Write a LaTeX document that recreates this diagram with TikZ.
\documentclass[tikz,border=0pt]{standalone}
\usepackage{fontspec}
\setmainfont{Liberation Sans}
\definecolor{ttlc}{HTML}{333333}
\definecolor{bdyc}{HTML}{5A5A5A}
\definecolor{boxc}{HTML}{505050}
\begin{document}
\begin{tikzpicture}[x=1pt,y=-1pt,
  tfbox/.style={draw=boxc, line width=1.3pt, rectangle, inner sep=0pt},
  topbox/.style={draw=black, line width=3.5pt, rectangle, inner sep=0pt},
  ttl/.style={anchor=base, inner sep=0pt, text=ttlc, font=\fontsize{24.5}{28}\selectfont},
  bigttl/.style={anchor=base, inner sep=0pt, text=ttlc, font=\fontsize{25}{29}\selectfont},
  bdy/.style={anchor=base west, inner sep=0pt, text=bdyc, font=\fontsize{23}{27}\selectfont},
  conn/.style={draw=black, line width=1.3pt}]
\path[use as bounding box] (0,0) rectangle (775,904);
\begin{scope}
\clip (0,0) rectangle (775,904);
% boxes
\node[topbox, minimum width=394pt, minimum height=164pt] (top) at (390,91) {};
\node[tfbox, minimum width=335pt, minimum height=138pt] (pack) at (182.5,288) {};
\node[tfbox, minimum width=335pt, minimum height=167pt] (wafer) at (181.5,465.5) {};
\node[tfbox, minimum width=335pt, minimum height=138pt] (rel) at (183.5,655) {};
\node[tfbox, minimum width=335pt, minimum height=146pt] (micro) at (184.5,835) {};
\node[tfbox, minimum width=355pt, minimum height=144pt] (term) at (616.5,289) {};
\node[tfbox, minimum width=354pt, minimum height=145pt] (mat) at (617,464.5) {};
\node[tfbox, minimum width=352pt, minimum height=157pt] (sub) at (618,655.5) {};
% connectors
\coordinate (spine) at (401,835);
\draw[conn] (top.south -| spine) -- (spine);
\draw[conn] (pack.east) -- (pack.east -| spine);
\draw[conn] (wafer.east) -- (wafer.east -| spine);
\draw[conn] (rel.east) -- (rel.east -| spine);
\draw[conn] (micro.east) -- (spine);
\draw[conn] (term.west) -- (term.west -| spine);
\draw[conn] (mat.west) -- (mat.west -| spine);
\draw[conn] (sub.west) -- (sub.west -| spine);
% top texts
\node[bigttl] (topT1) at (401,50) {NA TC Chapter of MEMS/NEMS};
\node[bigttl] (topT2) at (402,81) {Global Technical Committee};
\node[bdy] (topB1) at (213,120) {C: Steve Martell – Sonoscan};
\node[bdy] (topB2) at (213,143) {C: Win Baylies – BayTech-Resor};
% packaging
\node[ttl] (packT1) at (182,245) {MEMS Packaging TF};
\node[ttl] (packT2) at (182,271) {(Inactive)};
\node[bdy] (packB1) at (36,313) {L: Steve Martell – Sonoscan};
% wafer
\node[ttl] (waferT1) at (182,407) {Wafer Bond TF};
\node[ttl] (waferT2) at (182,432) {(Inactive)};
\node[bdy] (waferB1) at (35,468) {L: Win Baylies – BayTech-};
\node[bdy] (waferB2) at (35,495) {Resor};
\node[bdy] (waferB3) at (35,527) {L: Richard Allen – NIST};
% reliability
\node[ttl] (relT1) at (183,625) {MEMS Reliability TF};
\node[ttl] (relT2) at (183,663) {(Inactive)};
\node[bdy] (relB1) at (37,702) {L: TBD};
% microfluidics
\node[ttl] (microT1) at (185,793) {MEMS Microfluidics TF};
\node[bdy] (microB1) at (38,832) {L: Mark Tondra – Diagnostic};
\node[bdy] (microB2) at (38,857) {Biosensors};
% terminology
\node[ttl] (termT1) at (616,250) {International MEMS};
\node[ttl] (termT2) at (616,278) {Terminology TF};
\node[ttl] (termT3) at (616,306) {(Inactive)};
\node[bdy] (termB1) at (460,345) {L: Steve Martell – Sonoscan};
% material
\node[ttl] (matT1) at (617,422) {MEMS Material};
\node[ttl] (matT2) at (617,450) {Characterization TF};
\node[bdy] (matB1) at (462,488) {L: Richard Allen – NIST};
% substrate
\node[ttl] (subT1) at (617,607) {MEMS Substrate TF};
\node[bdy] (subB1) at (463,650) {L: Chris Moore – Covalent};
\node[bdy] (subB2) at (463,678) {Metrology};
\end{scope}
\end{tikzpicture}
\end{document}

What you have to do
Return the listing above in its exact form.

Response to the exercise
Write a LaTeX document that recreates this diagram with TikZ.
\documentclass[tikz,border=0pt]{standalone}
\usepackage{fontspec}
\setmainfont{Liberation Sans}
\definecolor{ttlc}{HTML}{333333}
\definecolor{bdyc}{HTML}{5A5A5A}
\definecolor{boxc}{HTML}{505050}
\begin{document}
\begin{tikzpicture}[x=1pt,y=-1pt,
  tfbox/.style={draw=boxc, line width=1.3pt, rectangle, inner sep=0pt},
  topbox/.style={draw=black, line width=3.5pt, rectangle, inner sep=0pt},
  ttl/.style={anchor=base, inner sep=0pt, text=ttlc, font=\fontsize{24.5}{28}\selectfont},
  bigttl/.style={anchor=base, inner sep=0pt, text=ttlc, font=\fontsize{25}{29}\selectfont},
  bdy/.style={anchor=base west, inner sep=0pt, text=bdyc, font=\fontsize{23}{27}\selectfont},
  conn/.style={draw=black, line width=1.3pt}]
\path[use as bounding box] (0,0) rectangle (775,904);
\begin{scope}
\clip (0,0) rectangle (775,904);
% boxes
\node[topbox, minimum width=394pt, minimum height=164pt] (top) at (390,91) {};
\node[tfbox, minimum width=335pt, minimum height=138pt] (pack) at (182.5,288) {};
\node[tfbox, minimum width=335pt, minimum height=167pt] (wafer) at (181.5,465.5) {};
\node[tfbox, minimum width=335pt, minimum height=138pt] (rel) at (183.5,655) {};
\node[tfbox, minimum width=335pt, minimum height=146pt] (micro) at (184.5,835) {};
\node[tfbox, minimum width=355pt, minimum height=144pt] (term) at (616.5,289) {};
\node[tfbox, minimum width=354pt, minimum height=145pt] (mat) at (617,464.5) {};
\node[tfbox, minimum width=352pt, minimum height=157pt] (sub) at (618,655.5) {};
% connectors
\coordinate (spine) at (401,835);
\draw[conn] (top.south -| spine) -- (spine);
\draw[conn] (pack.east) -- (pack.east -| spine);
\draw[conn] (wafer.east) -- (wafer.east -| spine);
\draw[conn] (rel.east) -- (rel.east -| spine);
\draw[conn] (micro.east) -- (spine);
\draw[conn] (term.west) -- (term.west -| spine);
\draw[conn] (mat.west) -- (mat.west -| spine);
\draw[conn] (sub.west) -- (sub.west -| spine);
% top texts
\node[bigttl] (topT1) at (401,50) {NA TC Chapter of MEMS/NEMS};
\node[bigttl] (topT2) at (402,81) {Global Technical Committee};
\node[bdy] (topB1) at (213,120) {C: Steve Martell – Sonoscan};
\node[bdy] (topB2) at (213,143) {C: Win Baylies – BayTech-Resor};
% packaging
\node[ttl] (packT1) at (182,245) {MEMS Packaging TF};
\node[ttl] (packT2) at (182,271) {(Inactive)};
\node[bdy] (packB1) at (36,313) {L: Steve Martell – Sonoscan};
% wafer
\node[ttl] (waferT1) at (182,407) {Wafer Bond TF};
\node[ttl] (waferT2) at (182,432) {(Inactive)};
\node[bdy] (waferB1) at (35,468) {L: Win Baylies – BayTech-};
\node[bdy] (waferB2) at (35,495) {Resor};
\node[bdy] (waferB3) at (35,527) {L: Richard Allen – NIST};
% reliability
\node[ttl] (relT1) at (183,625) {MEMS Reliability TF};
\node[ttl] (relT2) at (183,663) {(Inactive)};
\node[bdy] (relB1) at (37,702) {L: TBD};
% microfluidics
\node[ttl] (microT1) at (185,793) {MEMS Microfluidics TF};
\node[bdy] (microB1) at (38,832) {L: Mark Tondra – Diagnostic};
\node[bdy] (microB2) at (38,857) {Biosensors};
% terminology
\node[ttl] (termT1) at (616,250) {International MEMS};
\node[ttl] (termT2) at (616,278) {Terminology TF};
\node[ttl] (termT3) at (616,306) {(Inactive)};
\node[bdy] (termB1) at (460,345) {L: Steve Martell – Sonoscan};
% material
\node[ttl] (matT1) at (617,422) {MEMS Material};
\node[ttl] (matT2) at (617,450) {Characterization TF};
\node[bdy] (matB1) at (462,488) {L: Richard Allen – NIST};
% substrate
\node[ttl] (subT1) at (617,607) {MEMS Substrate TF};
\node[bdy] (subB1) at (463,650) {L: Chris Moore – Covalent};
\node[bdy] (subB2) at (463,678) {Metrology};
\end{scope}
\end{tikzpicture}
\end{document}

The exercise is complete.